━━━━━ SOURCE MATERIAL ━━━━━

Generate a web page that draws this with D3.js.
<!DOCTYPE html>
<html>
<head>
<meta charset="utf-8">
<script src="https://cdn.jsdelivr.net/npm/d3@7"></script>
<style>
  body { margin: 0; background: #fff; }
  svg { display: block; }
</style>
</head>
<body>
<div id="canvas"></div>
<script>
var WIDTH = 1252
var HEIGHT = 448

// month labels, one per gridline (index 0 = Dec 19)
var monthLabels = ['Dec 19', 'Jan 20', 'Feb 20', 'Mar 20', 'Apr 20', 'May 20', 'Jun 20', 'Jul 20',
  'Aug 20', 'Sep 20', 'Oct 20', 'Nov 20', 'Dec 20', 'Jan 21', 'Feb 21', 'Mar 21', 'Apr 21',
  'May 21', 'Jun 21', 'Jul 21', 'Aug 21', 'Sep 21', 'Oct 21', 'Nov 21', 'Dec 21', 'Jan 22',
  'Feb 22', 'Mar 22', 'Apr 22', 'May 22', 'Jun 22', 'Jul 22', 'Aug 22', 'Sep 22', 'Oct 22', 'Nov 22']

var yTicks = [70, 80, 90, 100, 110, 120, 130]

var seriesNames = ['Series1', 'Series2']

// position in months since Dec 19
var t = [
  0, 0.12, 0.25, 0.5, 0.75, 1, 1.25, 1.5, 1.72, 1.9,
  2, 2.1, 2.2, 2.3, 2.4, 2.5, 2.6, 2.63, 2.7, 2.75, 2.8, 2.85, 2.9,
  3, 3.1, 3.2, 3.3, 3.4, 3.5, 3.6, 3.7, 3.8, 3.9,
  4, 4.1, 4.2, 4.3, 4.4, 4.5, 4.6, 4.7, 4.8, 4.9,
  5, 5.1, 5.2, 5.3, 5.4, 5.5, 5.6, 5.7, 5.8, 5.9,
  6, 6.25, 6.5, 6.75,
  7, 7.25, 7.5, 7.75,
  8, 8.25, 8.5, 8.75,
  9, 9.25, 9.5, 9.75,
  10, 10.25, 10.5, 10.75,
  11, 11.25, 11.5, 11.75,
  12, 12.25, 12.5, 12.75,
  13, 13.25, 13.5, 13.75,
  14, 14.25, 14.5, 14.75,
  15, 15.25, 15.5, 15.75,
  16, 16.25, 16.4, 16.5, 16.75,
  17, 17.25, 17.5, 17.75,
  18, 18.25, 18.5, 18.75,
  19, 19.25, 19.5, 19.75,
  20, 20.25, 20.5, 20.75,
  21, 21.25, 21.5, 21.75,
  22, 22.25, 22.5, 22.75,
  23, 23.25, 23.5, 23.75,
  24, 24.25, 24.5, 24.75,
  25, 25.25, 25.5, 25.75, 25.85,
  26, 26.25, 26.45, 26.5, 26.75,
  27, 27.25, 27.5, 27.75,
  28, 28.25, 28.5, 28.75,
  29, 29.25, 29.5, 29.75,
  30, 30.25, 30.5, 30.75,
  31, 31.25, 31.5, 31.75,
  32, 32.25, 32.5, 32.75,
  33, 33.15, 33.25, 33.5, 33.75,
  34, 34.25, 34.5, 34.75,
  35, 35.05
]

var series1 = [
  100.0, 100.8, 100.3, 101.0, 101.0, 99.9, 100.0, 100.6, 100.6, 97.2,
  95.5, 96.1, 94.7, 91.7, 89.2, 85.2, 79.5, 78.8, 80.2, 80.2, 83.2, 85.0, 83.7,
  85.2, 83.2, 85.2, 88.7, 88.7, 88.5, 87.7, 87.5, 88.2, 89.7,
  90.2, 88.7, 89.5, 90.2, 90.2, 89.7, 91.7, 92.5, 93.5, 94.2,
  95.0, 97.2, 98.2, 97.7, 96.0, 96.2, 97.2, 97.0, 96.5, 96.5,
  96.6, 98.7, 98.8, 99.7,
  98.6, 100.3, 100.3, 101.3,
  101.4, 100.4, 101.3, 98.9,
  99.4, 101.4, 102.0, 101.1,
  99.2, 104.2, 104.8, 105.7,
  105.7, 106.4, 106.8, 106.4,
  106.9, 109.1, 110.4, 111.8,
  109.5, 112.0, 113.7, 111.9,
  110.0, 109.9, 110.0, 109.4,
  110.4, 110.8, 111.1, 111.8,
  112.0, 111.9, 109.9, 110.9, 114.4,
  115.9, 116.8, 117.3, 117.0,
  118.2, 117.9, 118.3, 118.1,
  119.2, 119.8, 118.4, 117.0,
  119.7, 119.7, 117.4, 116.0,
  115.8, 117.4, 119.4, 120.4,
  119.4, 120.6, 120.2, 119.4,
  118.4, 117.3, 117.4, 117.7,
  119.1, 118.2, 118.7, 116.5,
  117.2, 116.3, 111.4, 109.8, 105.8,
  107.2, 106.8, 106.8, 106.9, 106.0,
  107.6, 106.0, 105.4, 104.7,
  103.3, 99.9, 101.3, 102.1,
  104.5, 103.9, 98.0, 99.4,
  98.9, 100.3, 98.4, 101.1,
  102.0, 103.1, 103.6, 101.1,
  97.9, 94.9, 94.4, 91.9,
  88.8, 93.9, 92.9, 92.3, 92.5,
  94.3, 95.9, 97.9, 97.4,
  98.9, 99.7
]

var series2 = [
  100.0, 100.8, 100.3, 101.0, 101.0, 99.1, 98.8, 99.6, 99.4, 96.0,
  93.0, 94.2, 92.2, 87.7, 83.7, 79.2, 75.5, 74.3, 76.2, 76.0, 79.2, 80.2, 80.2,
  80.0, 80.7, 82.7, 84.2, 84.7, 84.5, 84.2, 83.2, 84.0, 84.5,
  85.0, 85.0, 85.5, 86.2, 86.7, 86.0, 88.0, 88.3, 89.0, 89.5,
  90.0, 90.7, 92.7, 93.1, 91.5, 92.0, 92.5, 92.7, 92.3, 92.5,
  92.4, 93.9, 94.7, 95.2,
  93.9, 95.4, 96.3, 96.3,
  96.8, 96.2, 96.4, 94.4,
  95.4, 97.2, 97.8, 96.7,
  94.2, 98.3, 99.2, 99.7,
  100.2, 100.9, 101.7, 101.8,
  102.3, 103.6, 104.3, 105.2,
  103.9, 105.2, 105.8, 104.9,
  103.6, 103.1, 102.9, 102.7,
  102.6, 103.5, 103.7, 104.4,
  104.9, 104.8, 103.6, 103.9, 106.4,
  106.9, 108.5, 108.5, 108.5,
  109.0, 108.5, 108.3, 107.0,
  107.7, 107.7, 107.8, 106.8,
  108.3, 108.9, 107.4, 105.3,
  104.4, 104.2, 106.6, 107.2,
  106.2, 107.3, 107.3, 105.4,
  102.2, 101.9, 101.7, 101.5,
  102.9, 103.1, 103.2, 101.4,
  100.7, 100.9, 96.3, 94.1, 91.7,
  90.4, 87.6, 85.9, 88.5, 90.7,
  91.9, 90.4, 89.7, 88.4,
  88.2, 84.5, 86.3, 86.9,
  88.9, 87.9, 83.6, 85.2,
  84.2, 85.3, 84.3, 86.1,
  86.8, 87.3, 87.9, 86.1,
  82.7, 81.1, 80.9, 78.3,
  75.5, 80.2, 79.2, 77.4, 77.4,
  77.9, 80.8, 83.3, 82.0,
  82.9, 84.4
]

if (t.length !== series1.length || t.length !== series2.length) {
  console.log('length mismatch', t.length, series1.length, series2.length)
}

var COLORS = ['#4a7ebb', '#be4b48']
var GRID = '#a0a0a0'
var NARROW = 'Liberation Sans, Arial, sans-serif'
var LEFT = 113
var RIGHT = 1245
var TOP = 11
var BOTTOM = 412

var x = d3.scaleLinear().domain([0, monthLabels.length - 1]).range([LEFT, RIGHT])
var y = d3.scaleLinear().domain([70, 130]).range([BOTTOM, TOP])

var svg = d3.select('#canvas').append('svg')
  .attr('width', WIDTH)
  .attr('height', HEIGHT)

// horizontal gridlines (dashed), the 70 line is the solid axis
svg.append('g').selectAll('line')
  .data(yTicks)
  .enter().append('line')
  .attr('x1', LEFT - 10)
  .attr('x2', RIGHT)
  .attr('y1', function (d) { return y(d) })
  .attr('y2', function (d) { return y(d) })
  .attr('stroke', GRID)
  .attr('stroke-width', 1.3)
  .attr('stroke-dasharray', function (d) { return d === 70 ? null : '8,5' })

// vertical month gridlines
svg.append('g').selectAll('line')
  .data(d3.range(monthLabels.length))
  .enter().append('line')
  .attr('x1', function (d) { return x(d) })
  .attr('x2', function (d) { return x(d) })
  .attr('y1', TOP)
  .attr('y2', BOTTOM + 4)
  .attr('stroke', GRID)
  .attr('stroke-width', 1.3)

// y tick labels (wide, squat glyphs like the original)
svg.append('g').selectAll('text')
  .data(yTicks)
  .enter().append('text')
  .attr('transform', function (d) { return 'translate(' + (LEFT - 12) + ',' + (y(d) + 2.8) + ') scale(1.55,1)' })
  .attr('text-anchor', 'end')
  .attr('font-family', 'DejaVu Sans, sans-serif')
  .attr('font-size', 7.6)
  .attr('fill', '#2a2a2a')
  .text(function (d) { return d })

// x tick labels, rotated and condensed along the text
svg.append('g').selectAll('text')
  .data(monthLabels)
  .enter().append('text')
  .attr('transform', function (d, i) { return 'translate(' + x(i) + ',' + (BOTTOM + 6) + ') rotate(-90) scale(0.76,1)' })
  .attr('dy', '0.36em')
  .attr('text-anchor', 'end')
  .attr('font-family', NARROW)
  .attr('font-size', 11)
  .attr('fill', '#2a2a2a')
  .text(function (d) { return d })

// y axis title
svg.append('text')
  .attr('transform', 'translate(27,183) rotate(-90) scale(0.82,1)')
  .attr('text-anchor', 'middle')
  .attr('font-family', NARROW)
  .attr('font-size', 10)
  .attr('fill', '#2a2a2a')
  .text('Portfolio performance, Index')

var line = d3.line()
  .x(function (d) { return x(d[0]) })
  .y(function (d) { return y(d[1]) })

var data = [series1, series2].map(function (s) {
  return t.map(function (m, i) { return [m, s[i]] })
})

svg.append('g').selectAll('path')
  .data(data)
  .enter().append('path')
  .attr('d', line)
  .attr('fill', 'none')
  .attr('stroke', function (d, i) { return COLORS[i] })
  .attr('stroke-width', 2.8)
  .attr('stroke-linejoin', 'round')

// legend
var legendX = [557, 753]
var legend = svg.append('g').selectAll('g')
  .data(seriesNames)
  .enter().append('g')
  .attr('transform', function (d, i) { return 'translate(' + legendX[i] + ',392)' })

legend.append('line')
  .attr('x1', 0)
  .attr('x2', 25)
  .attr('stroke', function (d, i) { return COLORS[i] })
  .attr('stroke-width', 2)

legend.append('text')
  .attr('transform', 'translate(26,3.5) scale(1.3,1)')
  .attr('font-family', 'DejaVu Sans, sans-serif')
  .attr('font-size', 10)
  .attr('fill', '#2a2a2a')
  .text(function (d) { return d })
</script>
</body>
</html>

━━━━━

PROBLEM DESCRIPTION:
Please write out exactly the lines from the start of the data through the line that contains "var seriesNames = ['Series1', 'Series2']", both ends included, and nothing else.

FINISHED EXERCISE:
Generate a web page that draws this with D3.js.
<!DOCTYPE html>
<html>
<head>
<meta charset="utf-8">
<script src="https://cdn.jsdelivr.net/npm/d3@7"></script>
<style>
  body { margin: 0; background: #fff; }
  svg { display: block; }
</style>
</head>
<body>
<div id="canvas"></div>
<script>
var WIDTH = 1252
var HEIGHT = 448

// month labels, one per gridline (index 0 = Dec 19)
var monthLabels = ['Dec 19', 'Jan 20', 'Feb 20', 'Mar 20', 'Apr 20', 'May 20', 'Jun 20', 'Jul 20',
  'Aug 20', 'Sep 20', 'Oct 20', 'Nov 20', 'Dec 20', 'Jan 21', 'Feb 21', 'Mar 21', 'Apr 21',
  'May 21', 'Jun 21', 'Jul 21', 'Aug 21', 'Sep 21', 'Oct 21', 'Nov 21', 'Dec 21', 'Jan 22',
  'Feb 22', 'Mar 22', 'Apr 22', 'May 22', 'Jun 22', 'Jul 22', 'Aug 22', 'Sep 22', 'Oct 22', 'Nov 22']

var yTicks = [70, 80, 90, 100, 110, 120, 130]

var seriesNames = ['Series1', 'Series2']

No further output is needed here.